Изучавший во время блокады тела «дистрофиков» известный патологоанатом В.В. Гаршин отмечал, что печень их потеряла 2/3 своего вещества, сердце – более трети, селезенка уменьшилась в несколько раз: «Голод съел их… организм потребил не только свои запасы, но разрушил и структуру клеток» [24] . Каждый месяц этого времени имел свою, не единственную, но особую, жуткую примету: санки с «пеленашками» в декабре, не убранные многочисленные трупы в январе, и трупы, убранные в феврале – в штабеля.
2
Можно говорить о нескольких последствиях принявшей угрожающие размеры массовой голодовки. Прежде всего это апатия. Проявления ее были многообразными и индивидуальными для каждого человека. Нетрудно, однако, назвать и общие признаки физиологического угасания, отмеченные в Ленинграде в 1941–1942 гг. [25] Это заторможенность, вялость – «отупение», как обычно характеризуется это состояние в блокадных записках и дневниках [26] . Это слабость, или, как сильнее выразился один из блокадников, «дряхлость» [27] – в мемуарной литературе неоднократно обращалось внимание на старческие лица «дистрофиков» независимо от их возраста. Многие не могли даже ходить по комнате, а обычно долго сидели или лежали на кровати. А. П. Бондаренко вспоминала о своем брате, который часами неподвижно стоял у стола, и о сестре, которая все время лежала в кровати, не притрагиваясь к находившейся рядом кукле [28] . Секретарь Дзержинского РК ВКП(б) З.В. Виноградова, обходившая «выморочные» квартиры в поисках детей, писала о том, как была поражена их безразличием: «Лежит человек на кровати, с ним же рядом ему близкий человек мертвый, и у него полное отупение» [29] .
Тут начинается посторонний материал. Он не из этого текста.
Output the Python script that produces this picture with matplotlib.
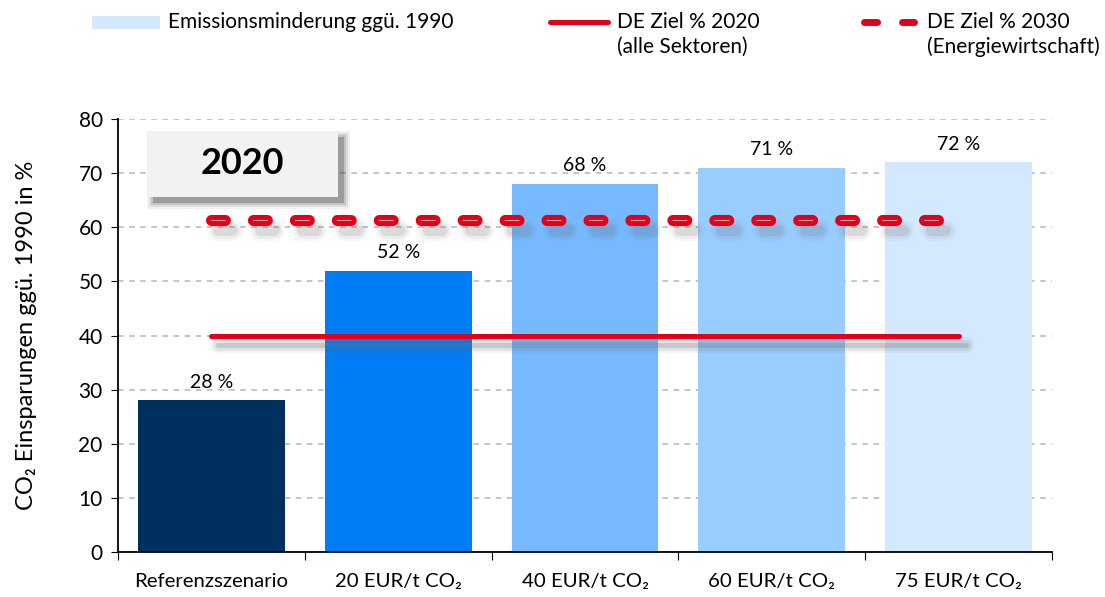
import matplotlib as mpl
import matplotlib.pyplot as plt
import matplotlib.patheffects as pe
from matplotlib.lines import Line2D
from matplotlib.patches import Rectangle

# ----------------------------------
# データ
categories = ['Referenzszenario', '20 EUR/t CO₂', '40 EUR/t CO₂', '60 EUR/t CO₂', '75 EUR/t CO₂']
values = [28, 52, 68, 71, 72]
bar_labels = ['28 %', '52 %', '68 %', '71 %', '72 %']
ziel_2020 = 40
ziel_2030 = 61.3
panel_title = '2020'
ylabel = 'CO₂ Einsparungen ggü. 1990 in %'
legend_labels = ['Emissionsminderung ggü. 1990', 'DE Ziel % 2020\n(alle Sektoren)',
                 'DE Ziel % 2030\n(Energiewirtschaft)']

# ----------------------------------
# スタイル
bar_colors = ['#00305e', '#007cf4', '#76b9ff', '#99ccff', '#d3e9ff']
red = '#e30018'
grid_color = '#c0c0c0'
font = ['Lato', 'DejaVu Sans']
plt.rcParams['font.family'] = font
plt.rcParams['font.size'] = 14
plt.rcParams['lines.scale_dashes'] = False

W, H = 1105, 597
fig = plt.figure(figsize=(W / 100, H / 100), dpi=100)
ax = fig.add_axes([118 / W, 1 - 552 / H, (1052 - 118) / W, (552 - 119) / H])

x = list(range(len(categories)))
ax.bar(x, values, width=0.785, color=bar_colors, zorder=2)
for xi, v, lab in zip(x, values, bar_labels):
    ax.text(xi, v + 1.8, lab, ha='center', va='bottom', fontsize=14)

# 影付きの線（ぼかし風に重ねる）
def shadow(lw, a=1.0):
    return [pe.SimpleLineShadow(offset=(5, -7), shadow_color='#707070', alpha=0.06 * a, linewidth=lw + 8),
            pe.SimpleLineShadow(offset=(5, -7), shadow_color='#707070', alpha=0.10 * a, linewidth=lw + 4),
            pe.SimpleLineShadow(offset=(5, -7), shadow_color='#707070', alpha=0.18 * a, linewidth=lw)]

ax.plot([x[0], x[-1]], [ziel_2020, ziel_2020], color=red, lw=3.6, solid_capstyle='round',
        zorder=4, path_effects=shadow(3.6, 1.3) + [pe.Normal()])
dash = (0, (10, 20.2))
ax.plot([x[0], x[-1] - 0.05], [ziel_2030, ziel_2030], color=red, lw=8, linestyle=dash,
        dash_capstyle='round', zorder=4,
        path_effects=shadow(8, 0.8) + [pe.Normal(), pe.Stroke(linewidth=0.8, foreground='#f4a0a8')])

ax.set_xlim(-0.5, len(categories) - 0.5)
ax.set_ylim(0, 80)
ax.set_yticks(range(0, 81, 10))
ax.set_xticks([i - 0.5 for i in range(len(categories) + 1)])
ax.set_xticklabels([])
ax.set_xticks(x, minor=True)
ax.set_xticklabels(categories, minor=True)
ax.tick_params(axis='x', which='minor', length=0, pad=15, labelsize=14.7)
ax.tick_params(axis='x', which='major', length=6, direction='out', color='black')
ax.tick_params(axis='y', length=5, direction='out', labelsize=15, pad=6)
ax.yaxis.grid(True, color=grid_color, linestyle=(0, (4, 4)), lw=1.3, zorder=0)
ax.set_axisbelow(True)
for s in ['top', 'right']:
    ax.spines[s].set_visible(False)
for s in ['left', 'bottom']:
    ax.spines[s].set_linewidth(1.3)
ax.set_ylabel(ylabel, fontsize=17, labelpad=30)

# ピクセル座標 -> figure座標
def fx(px):
    return px / W

def fy(py):
    return 1 - py / H

# タイトルボックス（ぼかし影）
bx0, bx1, by0, by1 = 147, 338, 131, 197
for grow, a in [(6, 0.07), (4, 0.10), (2, 0.16), (0, 0.30)]:
    fig.add_artist(Rectangle((fx(bx0 + 6 - grow), fy(by1 + 6 + grow)),
                             (bx1 - bx0 + 2 * grow) / W, (by1 - by0 + 2 * grow) / H,
                             transform=fig.transFigure, facecolor='#404040', alpha=a,
                             edgecolor='none', zorder=5))
fig.add_artist(Rectangle((fx(bx0), fy(by1)), (bx1 - bx0) / W, (by1 - by0) / H,
                         transform=fig.transFigure, facecolor='#f2f2f2', edgecolor='none', zorder=6))
fig.text(fx((bx0 + bx1) / 2), fy((by0 + by1) / 2), panel_title, ha='center', va='center',
         fontsize=26, fontweight='bold', zorder=7)

# 凡例（手動配置）
fs_leg = 15
fig.add_artist(Rectangle((fx(92), fy(29)), fx(160) - fx(92), 13 / H, transform=fig.transFigure,
                         facecolor=bar_colors[-1], edgecolor='none'))
fig.text(fx(168), fy(22), legend_labels[0], va='center', ha='left', fontsize=fs_leg)
fig.add_artist(Line2D([fx(550), fx(608)], [fy(22), fy(22)], transform=fig.transFigure,
                      color=red, lw=3.6, solid_capstyle='round'))
fig.add_artist(Line2D([fx(863.5), fx(914.5)], [fy(22), fy(22)], transform=fig.transFigure,
                      color=red, lw=5, linestyle=(0, (9.4, 18)), dash_capstyle='round'))
for x0, lab in [(617, legend_labels[1]), (927, legend_labels[2])]:
    for k, line in enumerate(lab.split('\n')):
        fig.text(fx(x0), fy(22 + 25 * k), line, va='center', ha='left', fontsize=fs_leg)

fig.savefig('out.png', dpi=100)
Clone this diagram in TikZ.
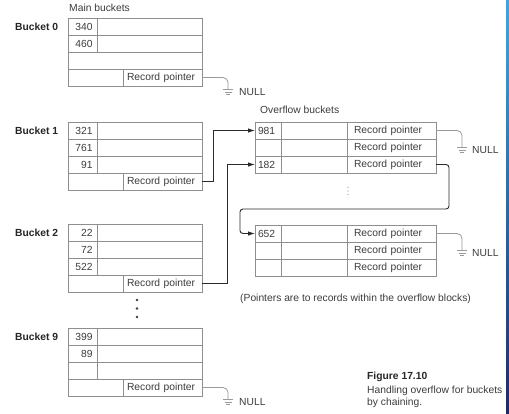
\documentclass[tikz,border=0pt]{standalone}
\usepackage{fontspec}
\setmainfont{Liberation Sans}
\usetikzlibrary{arrows.meta}
\definecolor{boxline}{HTML}{8E8E8E}
\definecolor{txt}{HTML}{3C3C3C}
\definecolor{lab}{HTML}{262626}
\definecolor{wire}{HTML}{2A2A2A}
\definecolor{nullwire}{HTML}{9A9A9A}
\definecolor{bartop}{HTML}{3FA7DD}
\definecolor{barbot}{HTML}{1B2C66}
\tikzset{
  every node/.style={font=\fontsize{10.3}{12}\selectfont, text=txt},
  cellbox/.style={draw=boxline, line width=0.8pt, minimum height=17pt, inner sep=0pt, outer sep=0pt},
  mnum/.style={cellbox, minimum width=29pt, text width=20pt, align=right},
  mrest/.style={cellbox, minimum width=105pt},
  mfull/.style={cellbox, minimum width=134pt},
  mblank/.style={cellbox, minimum width=55pt},
  mptr/.style={cellbox, minimum width=79pt, text width=71pt, align=left},
  onum/.style={cellbox, minimum width=26pt, text width=20pt, align=left},
  omid/.style={cellbox, minimum width=66pt},
  optr/.style={cellbox, minimum width=89pt, text width=75pt, align=left},
  labeltxt/.style={anchor=west, inner sep=0pt, font=\fontsize{10.3}{12}\selectfont\bfseries, text=lab},
  plaintxt/.style={anchor=west, inner sep=0pt},
  arrowwire/.style={draw=wire, line width=0.9pt, -{Latex[length=7pt,width=4.5pt]}},
  nullw/.style={draw=nullwire, line width=0.8pt, rounded corners=5pt},
  groundline/.style={draw=nullwire, line width=0.8pt},
}
\newcommand\GroundAt[1]{%
  \draw[groundline] ([xshift=-5pt]#1) -- ([xshift=5pt]#1)
    ([xshift=-3.5pt,yshift=-2.6pt]#1) -- ([xshift=3.5pt,yshift=-2.6pt]#1)
    ([xshift=-2pt,yshift=-5.2pt]#1) -- ([xshift=2pt,yshift=-5.2pt]#1);}
\begin{document}
\begin{tikzpicture}[x=1pt,y=-1pt]
\useasboundingbox (0,0) rectangle (509,413);
\fill[white] (0,0) rectangle (509,413);
\shade[top color=bartop, bottom color=barbot] (506,0) rectangle (509,413);

% titles
\node[plaintxt] (tmain) at (69,8) {Main buckets};
\node[plaintxt] (tover) at (260,110) {Overflow buckets};

% bucket 0
\node[labeltxt] (lab0) at (15,27) {Bucket 0};
\node[mnum] (b0n1) at (82.5,26.5) {340}; \node[mrest] (b0r1) at (149.5,26.5) {};
\node[mnum] (b0n2) at (82.5,43.5) {460}; \node[mrest] (b0r2) at (149.5,43.5) {};
\node[mfull] (b0r3) at (135,60.5) {};
\node[mblank] (b0l4) at (95.5,77.5) {}; \node[mptr] (b0p) at (162.5,77.5) {Record pointer};

% bucket 1
\node[labeltxt] (lab1) at (15,130.5) {Bucket 1};
\node[mnum] (b1n1) at (82.5,130.5) {321}; \node[mrest] (b1r1) at (149.5,130.5) {};
\node[mnum] (b1n2) at (82.5,147.5) {761}; \node[mrest] (b1r2) at (149.5,147.5) {};
\node[mnum] (b1n3) at (82.5,164.5) {91};  \node[mrest] (b1r3) at (149.5,164.5) {};
\node[mblank] (b1l4) at (95.5,181.5) {}; \node[mptr] (b1p) at (162.5,181.5) {Record pointer};

% bucket 2
\node[labeltxt] (lab2) at (15,233) {Bucket 2};
\node[mnum] (b2n1) at (82.5,232.5) {22};  \node[mrest] (b2r1) at (149.5,232.5) {};
\node[mnum] (b2n2) at (82.5,249.5) {72};  \node[mrest] (b2r2) at (149.5,249.5) {};
\node[mnum] (b2n3) at (82.5,266.5) {522}; \node[mrest] (b2r3) at (149.5,266.5) {};
\node[mblank] (b2l4) at (95.5,283.5) {}; \node[mptr] (b2p) at (162.5,283.5) {Record pointer};

% dots
\foreach \yy in {300,308.5,317} \fill[txt] (137,\yy) circle (1.3pt);

% bucket 9
\node[labeltxt] (lab9) at (15,337) {Bucket 9};
\node[mnum] (b9n1) at (82.5,336.5) {399}; \node[mrest] (b9r1) at (149.5,336.5) {};
\node[mnum] (b9n2) at (82.5,353.5) {89};  \node[mrest] (b9r2) at (149.5,353.5) {};
\node[mnum] (b9n3) at (82.5,370.5) {};    \node[mrest] (b9r3) at (149.5,370.5) {};
\node[mblank] (b9l4) at (95.5,387.5) {}; \node[mptr] (b9p) at (162.5,387.5) {Record pointer};

% overflow block 1
\node[onum] (o1n1) at (268,130.5) {981}; \node[omid] (o1m1) at (314,130.5) {}; \node[optr] (o1p1) at (391.5,130.5) {Record pointer};
\node[onum] (o1n2) at (268,147.5) {};    \node[omid] (o1m2) at (314,147.5) {}; \node[optr] (o1p2) at (391.5,147.5) {Record pointer};
\node[onum] (o1n3) at (268,164.5) {182}; \node[omid] (o1m3) at (314,164.5) {}; \node[optr] (o1p3) at (391.5,164.5) {Record pointer};

\foreach \yy in {187.5,191,194.5} \fill[nullwire] (348,\yy) circle (0.55pt);

% overflow block 2
\node[onum] (o2n1) at (268,233.5) {652}; \node[omid] (o2m1) at (314,233.5) {}; \node[optr] (o2p1) at (391.5,233.5) {Record pointer};
\node[onum] (o2n2) at (268,250.5) {};    \node[omid] (o2m2) at (314,250.5) {}; \node[optr] (o2p2) at (391.5,250.5) {Record pointer};
\node[onum] (o2n3) at (268,267.5) {};    \node[omid] (o2m3) at (314,267.5) {}; \node[optr] (o2p3) at (391.5,267.5) {Record pointer};

\node[plaintxt] (note) at (240,299) {(Pointers are to records within the overflow blocks)};

% pointer arrows
\draw[arrowwire] (b1p.east) -- ++(11,0) |- (o1n1.west);
\draw[arrowwire] (b2p.east) -- ++(25,0) |- (o1n3.west);
\coordinate (t1) at (449,209);
\coordinate (t2) at (240,209);
\draw[arrowwire, rounded corners=3pt] (o1p3.east) -| (t1) -- (t2) |- (o2n1.west);

% NULL pointers
\coordinate (g0) at (228,89.5);
\draw[nullw] (b0p.east) -| (g0);
\GroundAt{g0}
\node[plaintxt] (null0) at (239,92) {NULL};

\coordinate (g1) at (462,147.5);
\draw[nullw] (o1p1.east) -| (g1);
\GroundAt{g1}
\node[plaintxt] (null1) at (472,150) {NULL};

\coordinate (g2) at (462,250.5);
\draw[nullw] (o2p1.east) -| (g2);
\GroundAt{g2}
\node[plaintxt] (null2) at (472,253) {NULL};

\coordinate (g9) at (228,399.5);
\draw[nullw] (b9p.east) -| (g9);
\GroundAt{g9}
\node[plaintxt] (null9) at (239,402) {NULL};

% caption
\node[labeltxt] (figno) at (367,377) {Figure 17.10};
\node[plaintxt] (cap1) at (367,391) {Handling overflow for buckets};
\node[plaintxt] (cap2) at (367,402.5) {by chaining.};
\end{tikzpicture}
\end{document}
Как и взрослые, дети быстро привыкали к смерти. Ее приметы были знакомы всем. Ее встречали даже и там, куда шли отмечать праздник. Пришедшие на «елку» в Театр музкомедии в январе 1942 г. видели, как оттуда выносили умершего от голода служащего в ливрее [30] . «Нигде нет играющих детей. Нет вообще бегающих», – записывал в дневнике И.И. Жилинский [31] . Дети вели те же разговоры, что и взрослые, – о хлебе, о том, что «сегодня будут давать» [32] . И на «игры» их наложило свой отпечаток «смертное время». Н.А. Булатова, которой тогда исполнилось 7 лет, вспоминала позднее, как, получив порцию хлеба (5x5 см), она с сестрой соревновалась, «кто больше будет есть по крошечке этот кусочек хлеба и одновременно считали, сколько покойников по той или другой стороне улицы» [33] .
Стала заметной какая-то машинальность совершаемых людьми действий – они не сопровождались ни малейшим эмоциональным всплеском. «Все суровые, никто не улыбается», – вспоминала О. Соловьева о людях, встретившихся ей на пустынной улице [34] . Начали замечать, какими неповоротливыми, медлительными становились блокадники в конце 1941 – начале 1942 г.: они словно не видели друг друга, сталкивались, не уступали дорогу [35] . Иные из них казались обреченными: «Взгляд отрешенный, будто отлетающий» [36] . Обращали на себя внимание их молчаливость, вообще отсутствие всяких эмоций – удивления, радости, даже острого горя. Как точно подметил Е. Шварц, жизнь «теряла теплоту» [37] . Исчезало чувство самосохранения и опасности, утрачивался интерес к другим людям, к внешним событиям, ко всему, кроме еды. И, наконец, исчезал интерес к еде – это было преддверие смерти. «Голод вначале обостряет восприятие жизни. Голова ясная, но очень слабая… Иногда в ушах звон. Удивительная легкость перехода из одного состояния в другое. Оживают и материализуются образы прочитанных книг, увиденных людей, событий. Теперь вовсе не хочется есть. Состояние постепенно становится сходным с наркотическим оцепенением. Временами теряешь сознание» – в самонаблюдении И.С. Глазунова именно такими предстают перед нами этапы угасания человека [38] .
Апатия вела к ослаблению социальных связей, а нередко и к исключению человека из общества. И это не проходило бесследно для его этики. Именно в сообществе других людей человек ежедневно должен затверживать нравственные уроки – быть порядочным, честным, справедливым, отзывчивым, щедрым. Он не всегда может быть таковым, – но он живет в той же среде, где эти требования подразумеваются как обязательные. Ему приходится и маскироваться – но всегда учитывая при этом, как принято себя вести. И человек не только должен заучивать нравственные правила, но и своими поступками подтверждать решимость их соблюдать. Он чувствует взгляд других, его оценивающих и поправляющих, его упрекающих или одобряющих. Он должен ответить на замечания и оправдывать себя – приводя аргументы, почерпнутые из арсенала этики. Нравственные нормы могли оставаться живыми именно в этих пересечениях споров и патетических отповедей. Если нет кажущимися формальными «церемоний», то размывается и само содержание морали. Норма не ощущается тогда, когда нет контроля над собой, объяснения мотивов своих действий и нет критических мнений со стороны. Она утрачивается и тогда, когда нет интереса к книгам и к искусству, отстаивающих нравственные ценности, когда безразличны к событиям, требующим моральной оценки.